In addition to the above, there are also 28 dynamic frameworks within <REDACTED>, and there is also 1 fully static library - ServerDrivenFlow (although it’s not clear if the template overrides this hard-coding of type: library.static; perhaps this should be checked).
Dynamic frameworks are necessary in cases where App Extensions will be depending on the internal frameworks and multiple modules will be depending on the same framework; if it were statically linked it could be linked into the final binary multiple times.
For reference, guidance on internal modules within <REDACTED>’s iOS application can be found here.

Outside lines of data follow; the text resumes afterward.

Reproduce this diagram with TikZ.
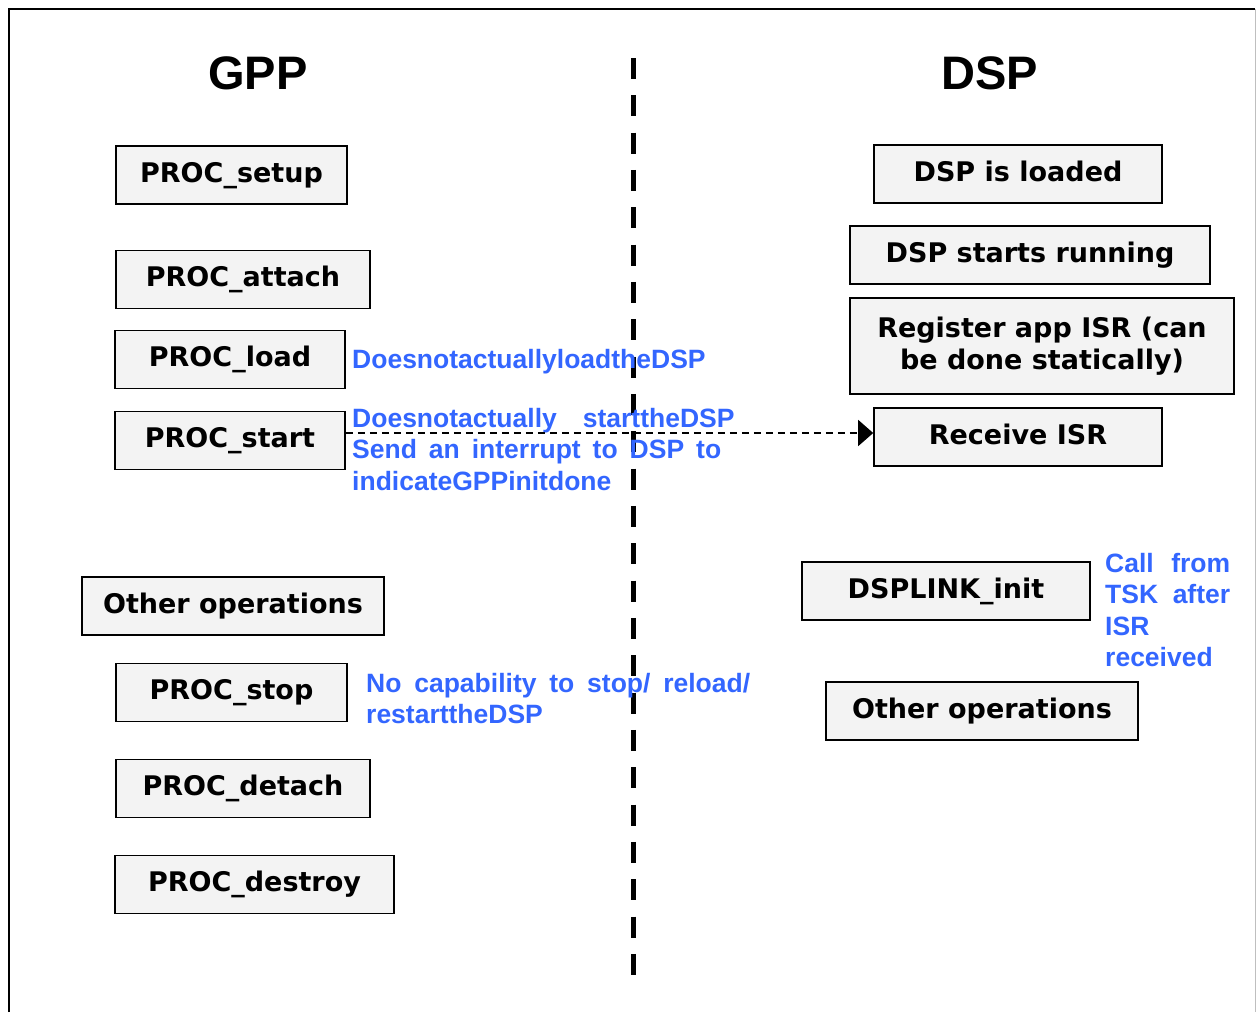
\documentclass[tikz,border=0pt]{standalone}
\usepackage{fontspec}
\setmainfont{DejaVu Sans}
\newfontfamily\arialfont{Liberation Sans}
\usepackage{tikz}
\usetikzlibrary{arrows.meta}
\usetikzlibrary{positioning}
\definecolor{note}{HTML}{3366FF}
\definecolor{boxfill}{HTML}{F3F3F3}
\tikzstyle{block} = [rectangle, draw, line width=1.6pt, fill=boxfill,
    minimum height=58pt, inner sep=0pt, align=center,
    font=\fontsize{27}{32}\selectfont\bfseries, execute at begin node=\vphantom{dp}]
\tikzstyle{title} = [font=\arialfont\fontsize{47}{47}\selectfont\bfseries]
\tikzstyle{remark} = [text=note, anchor=north west, inner sep=0pt, align=left,
    font=\arialfont\fontsize{26.5}{31.5}\selectfont\bfseries]
\tikzstyle{line} = [draw, line width=1.3pt, dash pattern=on 7pt off 5pt,
    -{Triangle[length=15pt,width=26pt]}]
\tikzstyle{divider} = [line width=5pt, dash pattern=on 21pt off 16.33pt]

\begin{document}
\begin{tikzpicture}[x=1pt,y=-1pt]
    \useasboundingbox (0,0) rectangle (1258,1012);
    % frame
    \draw[line width=1.5pt] (9,1012) -- (9,9) -- (1255,9);
    \draw[black!25, line width=1pt] (1255,9) -- (1255,1012);
    \draw[divider] (633,58) -- (633,976);

    % Place nodes
    \node [title] (gpp) at (258,73) {GPP};
    \node [title] (dsp) at (990,73) {DSP};

    \node [block,minimum width=231pt] (setup) at (231.5,175) {PROC\_setup};
    \node [block,minimum width=254pt] (attach) at (243,279.5) {PROC\_attach};
    \node [block,minimum width=230pt] (load) at (230,359.5) {PROC\_load};
    \node [block,minimum width=230pt] (pstart) at (230,440.5) {PROC\_start};
    \node [block,minimum width=302pt] (otherleft) at (233,606) {Other operations};
    \node [block,minimum width=231pt] (stop) at (231.5,692.5) {PROC\_stop};
    \node [block,minimum width=254pt] (detach) at (243,788.5) {PROC\_detach};
    \node [block,minimum width=279pt] (destroy) at (254.5,884.5) {PROC\_destroy};

    \node [block,minimum width=288pt] (loaded) at (1018,174) {DSP is loaded};
    \node [block,minimum width=360pt] (running) at (1030,255) {DSP starts running};
    \node [block,minimum width=384pt,minimum height=96pt,execute at begin node={}] (register) at (1042,346)
        {Register app ISR (can\\be done statically)};
    \node [block,minimum width=288pt] (isr) at (1018,437) {Receive ISR};
    \node [block,minimum width=288pt] (dsplinkinit) at (946,591) {DSPLINK\_init};
    \node [block,minimum width=312pt] (otherright) at (982,711) {Other operations};

    % notes
    \node [remark] (loadnote) at (352,349) {DoesnotactuallyloadtheDSP};
    \node [remark,text width=369pt] (startnote) at (352,408)
        {\mbox{Doesnotactually\hspace*{26pt}starttheDSP}\\
         Send\hfill an\hfill interrupt\hfill to\hfill DSP\hfill to\\
         indicateGPPinitdone};
    \node [remark,text width=384pt] (stopnote) at (366,673)
        {No\hfill capability\hfill to\hfill stop/\hfill reload/\\
         restarttheDSP};
    \node [remark,text width=125pt] (callnote) at (1105,553)
        {Call\hfill from\\TSK\hfill after\\ISR\\received};

    % Draw edges
    \path [line] ([yshift=7.5pt]pstart.east) -- ([yshift=4pt]isr.west);
\end{tikzpicture}
\end{document}
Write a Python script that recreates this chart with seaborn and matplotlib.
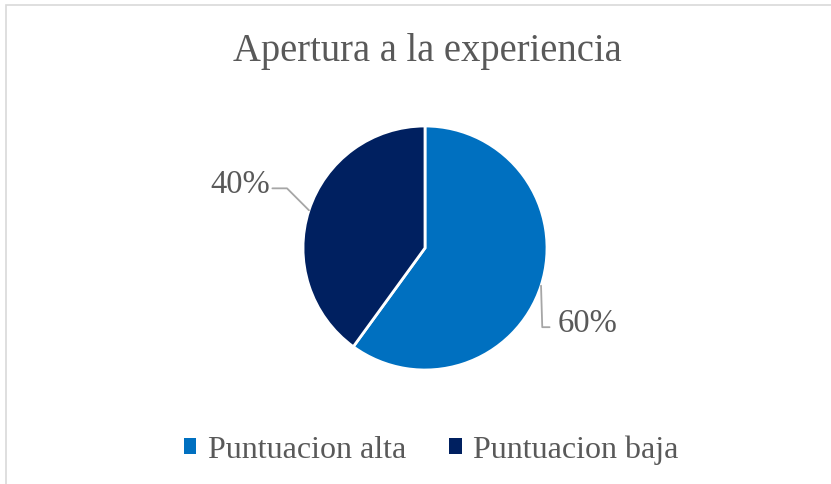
import numpy as np
import seaborn as sns
import matplotlib
matplotlib.use("Agg")
import matplotlib.pyplot as plt
from matplotlib.patches import Patch, Rectangle

# data
categories = ["Puntuacion alta", "Puntuacion baja"]
values = [60, 40]
colors = ["#0070C0", "#002060"]
title = "Apertura a la experiencia"

sns.set_theme(style="white")
plt.rcParams['font.family'] = ['Liberation Serif', 'DejaVu Serif']
text_grey = "#595959"

W, H = 831, 484
fig = plt.figure(figsize=(W / 100, H / 100), dpi=100)

# light frame around the chart area
fig.add_artist(Rectangle((6 / W, -0.1), 1.2, 1.1 - 5 / H, transform=fig.transFigure,
                         fill=False, edgecolor="#D9D9D9", linewidth=1.2))

# pie axes: center (425, 248) px, radius 122 px
r = 122
ax = fig.add_axes([(425 - r) / W, (H - 248 - r) / H, 2 * r / W, 2 * r / H])
wedges, _ = ax.pie(values, colors=colors, startangle=90, counterclock=False,
                   radius=1, wedgeprops=dict(edgecolor="white", linewidth=2))
ax.set_xlim(-1, 1)
ax.set_ylim(-1, 1)
ax.set_aspect("equal")
ax.axis("off")

# percentage labels with leader lines
total = sum(values)
for w, v in zip(wedges, values):
    mid = np.deg2rad((w.theta1 + w.theta2) / 2)
    x0, y0 = np.cos(mid), np.sin(mid)
    pct = f"{round(100 * v / total)}%"
    if x0 < 0:
        pts = [(x0, y0), (x0 - 0.18, y0 + 0.18), (x0 - 0.30, y0 + 0.18)]
        ax.text(pts[-1][0] - 0.02, pts[-1][1] + 0.03, pct, ha="right", va="center",
                fontsize=23.5, color=text_grey)
    else:
        pts = [(x0, y0), (x0 + 0.01, y0 - 0.34), (x0 + 0.07, y0 - 0.34)]
        ax.text(pts[-1][0] + 0.065, pts[-1][1] + 0.03, pct, ha="left", va="center",
                fontsize=23.5, color=text_grey)
    xs, ys = zip(*pts)
    ax.plot(xs, ys, color="#A6A6A6", linewidth=1.3, clip_on=False)

fig.text(427 / W, 1 - 52 / H, title, ha="center", va="center",
         fontsize=27.8, color=text_grey)

handles = [Patch(facecolor=c, edgecolor="none") for c in colors]
fig.legend(handles, categories, loc="center", bbox_to_anchor=(431 / W, 1 - 450 / H),
           ncol=2, frameon=False, fontsize=23, labelcolor=text_grey,
           handlelength=0.4, handleheight=0.4, handletextpad=0.35, columnspacing=1.35)

fig.savefig("out.png", dpi=100)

How it could look under Bazel
As described here, rules_apple makes the assumption that for the most part, “dynamic” frameworks are the preferred (only) mechanism for building internal modules for use within an application, while static frameworks are mostly bundling rules meant to package things up for publishing. While adopting this behavior may not be an issue, remember that rules_apple doesn’t support mixed-source modules at all and so it’s a non-starter to rely on this construct directly unless mixed-source modules are pre-factored into separate modules - while recommended, this is considered to be an optimization and as such staged for that phase.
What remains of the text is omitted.